Mesmo mecanismos amplamente adotados pelos mercados nacional e internacional (o que pode ser interpretado como sinal de confiança dos agentes de mercado na eficiência de tais mecanismos), oferecem amplo espaço para personalização e adequação às especificidades de cada relação de sócios. Por exemplo, se o mecanismo do “buy or sell” busca implementar a lógica do “fair cake-cutting”, pode ser importante identificar, já no acordo de sócios, qual o único sócio que será responsável pela definição do preço por ação (i.e., quem divide os pedaços do bolo); ou, se o mecanismo for a alienação conjunta da sociedade a um terceiro, vale definir qual dos sócios será responsável pela efetiva condução e negociação dos documentos correspondentes, ou os critérios para a justa determinação do preço por ação por um avaliador independente.

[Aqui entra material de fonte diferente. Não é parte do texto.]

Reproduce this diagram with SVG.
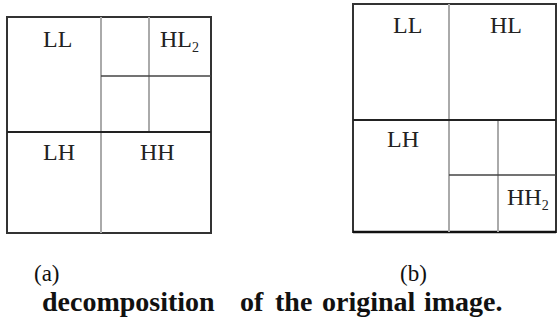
<svg xmlns="http://www.w3.org/2000/svg" width="560" height="333" viewBox="0 0 560 333">
<style>
.lbl{font-family:"Liberation Serif","DejaVu Serif",serif;font-size:24px;fill:#222}
.sub{font-size:14px}
.cap{font-family:"Liberation Serif","DejaVu Serif",serif;font-size:23px;fill:#111}
.capb{font-family:"Liberation Serif","DejaVu Serif",serif;font-size:28px;font-weight:bold;fill:#111}
.outer{fill:none;stroke:#333;stroke-width:2}
.dark{stroke:#222;stroke-width:2}
.mid{stroke:#444;stroke-width:1.5}
.grey{stroke:#aaa;stroke-width:2}
</style>
<rect width="560" height="333" fill="#fff"/>
<g id="panel-a">
<rect class="outer" x="7" y="17" width="204" height="216"/>
<line class="grey" x1="101" y1="17" x2="101" y2="233"/>
<line class="grey" x1="149" y1="17" x2="149" y2="132"/>
<line class="mid" x1="101" y1="76" x2="211" y2="76"/>
<line class="dark" x1="7" y1="132" x2="211" y2="132"/>
<text class="lbl" x="43" y="47">LL</text>
<text class="lbl" x="160" y="47">HL<tspan class="sub" dy="5">2</tspan></text>
<text class="lbl" x="43" y="160">LH</text>
<text class="lbl" x="140" y="160">HH</text>
</g>
<g id="panel-b">
<rect class="outer" x="353" y="4" width="203" height="228"/>
<line x1="353" y1="232" x2="556" y2="232" stroke="#111" stroke-width="2.5"/>
<line class="grey" x1="449" y1="4" x2="449" y2="232"/>
<line class="grey" x1="498" y1="120" x2="498" y2="232"/>
<line class="dark" x1="353" y1="120" x2="556" y2="120"/>
<line class="mid" x1="449" y1="175" x2="556" y2="175"/>
<text class="lbl" x="393" y="33">LL</text>
<text class="lbl" x="490" y="33">HL</text>
<text class="lbl" x="387" y="147">LH</text>
<text class="lbl" x="507" y="205">HH<tspan class="sub" dy="5">2</tspan></text>
</g>
<g id="captions">
<text class="cap" x="34" y="281">(a)</text>
<text class="cap" x="400" y="281">(b)</text>
<text class="capb" y="311"><tspan x="42">decomposition</tspan><tspan x="240">of</tspan><tspan x="275">the</tspan><tspan x="322">original</tspan><tspan x="424">image.</tspan></text>
</g>
</svg>
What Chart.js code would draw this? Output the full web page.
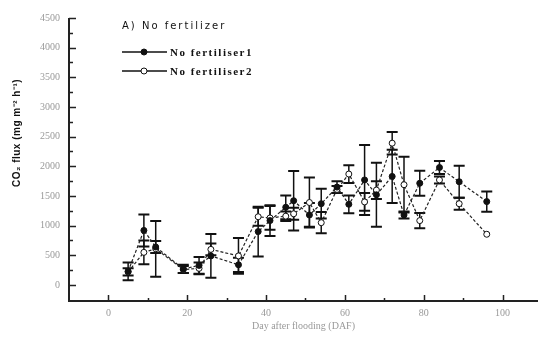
<!DOCTYPE html>
<html>
<head>
<meta charset="utf-8">
<script src="https://cdn.jsdelivr.net/npm/chart.js@4"></script>
<style>
html, body { margin: 0; padding: 0; background: #fff; }
#wrap { width: 543px; height: 338px; position: relative; }
</style>
</head>
<body>
<div id="wrap"><canvas id="chart"></canvas></div>
<script>
// Sampling days (DAF)
const days = [5, 9, 12, 19, 23, 26, 33, 38, 41, 45, 47, 51, 54, 58, 61, 65, 68, 72, 75, 79, 84, 89, 96];

// No fertiliser 1 (filled circles)
const fert1 = [230, 920, 640, 270, 330, 490, 340, 900, 1085, 1310, 1420, 1180, 1370, 1650, 1360, 1770, 1520, 1830, 1180, 1715, 1980, 1740, 1405];
const fert1Err = [150, 270, 100, 70, 140, 370, 120, 420, 260, 200, 500, 200, 250, 100, 150, 590, 540, 450, 60, 210, 110, 270, 170];

// No fertiliser 2 (open circles)
const fert2 = [220, 550, 610, 260, 280, 600, 490, 1150, 1130, 1160, 1200, 1390, 1050, 1610, 1870, 1400, 1600, 2390, 1690, 1085, 1770, 1370, 855];
const fert2Err = [60, 200, 470, 60, 100, 100, 300, 150, 200, 80, 100, 420, 180, 60, 150, 150, 150, 190, 470, 130, 60, 100, 0];

const xTicks = [0, 20, 40, 60, 80, 100];
const xMinor = [10, 30, 50, 70, 90];
const yTicks = [0, 500, 1000, 1500, 2000, 2500, 3000, 3500, 4000, 4500];
const yMinor = [250, 750, 1250, 1750, 2250, 2750, 3250, 3750, 4250];

const toPoints = (xs, ys) => xs.map((d, i) => ({ x: d, y: ys[i] }));

// error bars, axes with inward ticks, legend and y title
const decorations = {
    id: 'decorations',
    beforeDatasetsDraw(chart) {
        const ctx = chart.ctx;
        const xs = chart.scales.x, ys = chart.scales.y;
        const sets = [[fert1, fert1Err], [fert2, fert2Err]];
        ctx.save();
        ctx.strokeStyle = '#111';
        sets.forEach(([vals, errs]) => {
            days.forEach((d, i) => {
                if (!errs[i]) return;
                const px = xs.getPixelForValue(d);
                const top = ys.getPixelForValue(vals[i] + errs[i]);
                const bot = ys.getPixelForValue(vals[i] - errs[i]);
                ctx.lineWidth = 1.5;
                ctx.beginPath();
                ctx.moveTo(px, top); ctx.lineTo(px, bot);
                ctx.stroke();
                ctx.lineWidth = 2;
                ctx.beginPath();
                ctx.moveTo(px - 5.5, top); ctx.lineTo(px + 5.5, top);
                ctx.moveTo(px - 5.5, bot); ctx.lineTo(px + 5.5, bot);
                ctx.stroke();
            });
        });
        ctx.restore();
    },
    afterDraw(chart) {
        const ctx = chart.ctx;
        const area = chart.chartArea;
        const xs = chart.scales.x, ys = chart.scales.y;
        ctx.save();
        ctx.strokeStyle = '#222';
        ctx.lineWidth = 2;
        ctx.beginPath();
        ctx.moveTo(area.left, area.top);
        ctx.lineTo(area.left, area.bottom);
        ctx.lineTo(area.right, area.bottom);
        ctx.stroke();

        ctx.lineWidth = 1.5;
        ctx.beginPath();
        yTicks.forEach(v => {
            const py = Math.round(ys.getPixelForValue(v)) + 0.5;
            ctx.moveTo(area.left, py); ctx.lineTo(area.left + 7, py);
        });
        yMinor.forEach(v => {
            const py = Math.round(ys.getPixelForValue(v)) + 0.5;
            ctx.moveTo(area.left, py); ctx.lineTo(area.left + 4, py);
        });
        xTicks.forEach(v => {
            const px = Math.round(xs.getPixelForValue(v)) + 0.5;
            ctx.moveTo(px, area.bottom); ctx.lineTo(px, area.bottom - 6);
        });
        xMinor.forEach(v => {
            const px = Math.round(xs.getPixelForValue(v)) + 0.5;
            ctx.moveTo(px, area.bottom); ctx.lineTo(px, area.bottom - 3);
        });
        ctx.stroke();

        // panel title and legend
        ctx.fillStyle = '#111';
        ctx.textBaseline = 'middle';
        ctx.textAlign = 'left';
        ctx.font = '10px "DejaVu Sans"';
        ctx.letterSpacing = '2px';
        ctx.fillText('A) No fertilizer', 122, 26);

        ctx.font = 'bold 11px "Liberation Serif"';
        ctx.letterSpacing = '1.5px';
        [['No fertiliser1', 52, '#111'], ['No fertiliser2', 71, '#fff']].forEach(([label, y, fill]) => {
            ctx.lineWidth = 1.5;
            ctx.strokeStyle = '#111';
            ctx.beginPath();
            ctx.moveTo(122, y); ctx.lineTo(167, y);
            ctx.stroke();
            ctx.fillStyle = fill;
            ctx.lineWidth = 1;
            ctx.beginPath();
            ctx.arc(144, y, 3, 0, Math.PI * 2);
            ctx.fill(); ctx.stroke();
            ctx.fillStyle = '#111';
            ctx.fillText(label, 170, y + 1);
        });

        // y axis title
        ctx.letterSpacing = '0.5px';
        ctx.translate(17, 133);
        ctx.rotate(-Math.PI / 2);
        ctx.textAlign = 'center';
        ctx.font = 'bold 10px "Liberation Sans"';
        ctx.fillText('CO\u2082 flux (mg m\u207B\u00B2 h\u207B\u00B9)', 0, 0);
        ctx.restore();
    }
};

const lineStyle = {
    borderColor: '#222',
    borderWidth: 1.2,
    borderDash: [3, 2],
    pointRadius: 3,
    pointBorderColor: '#111',
    pointBorderWidth: 1,
    showLine: true,
    fill: false,
    tension: 0
};

new Chart(document.getElementById('chart'), {
    type: 'scatter',
    data: {
        datasets: [
            Object.assign({ label: 'No fertiliser1', data: toPoints(days, fert1), pointBackgroundColor: '#111' }, lineStyle),
            Object.assign({ label: 'No fertiliser2', data: toPoints(days, fert2), pointBackgroundColor: '#fff' }, lineStyle)
        ]
    },
    options: {
        responsive: true,
        maintainAspectRatio: false,
        animation: false,
        layout: { padding: { top: 18, right: 0, left: 0, bottom: 0 } },
        plugins: { legend: { display: false }, tooltip: { enabled: false } },
        scales: {
            x: {
                type: 'linear',
                min: -10,
                max: 109,
                afterBuildTicks: s => { s.ticks = xTicks.map(v => ({ value: v })); },
                afterFit: s => { s.height = 37; },
                grid: { display: false, drawTicks: false },
                border: { display: false },
                ticks: { color: '#999', padding: 6, font: { family: 'Liberation Serif', size: 10 }, callback: v => String(v) },
                title: {
                    display: true,
                    text: 'Day after flooding (DAF)',
                    color: '#999',
                    padding: { top: 0, bottom: 6 },
                    font: { family: 'Liberation Serif', size: 10 }
                }
            },
            y: {
                min: -270,
                max: 4500,
                afterBuildTicks: s => { s.ticks = yTicks.map(v => ({ value: v })); },
                afterFit: s => { s.width = 69; },
                grid: { display: false, drawTicks: false },
                border: { display: false },
                ticks: { color: '#999', padding: 9, font: { family: 'Liberation Serif', size: 10 }, callback: v => String(v) }
            }
        }
    },
    plugins: [decorations]
});
</script>
</body>
</html>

Em seu papel de engenheiro de custos de transação e de alocação de riscos, é essencial que o assessor jurídico envolvido na negociação de tais mecanismos tenha a sensibilidade de entender a relação de sócios em detalhes para propor tal customização. É justamente aí que o advogado genuinamente gera valor a seu cliente.
[1] Na literatura especializada da teoria dos jogos, uma ameaça (ou promessa) crível por um jogador é a única que tem o potencial de induzir os demais jogadores a tomarem medidas mais conciliatórias ou que vão ao encontro das ações do primeiro.
[2] “Art. 187. Também comete ato ilícito o titular de um direito que, ao exercê-lo, excede manifestamente os limites impostos pelo seu fim econômico ou social, pela boa-fé ou pelos bons costumes”.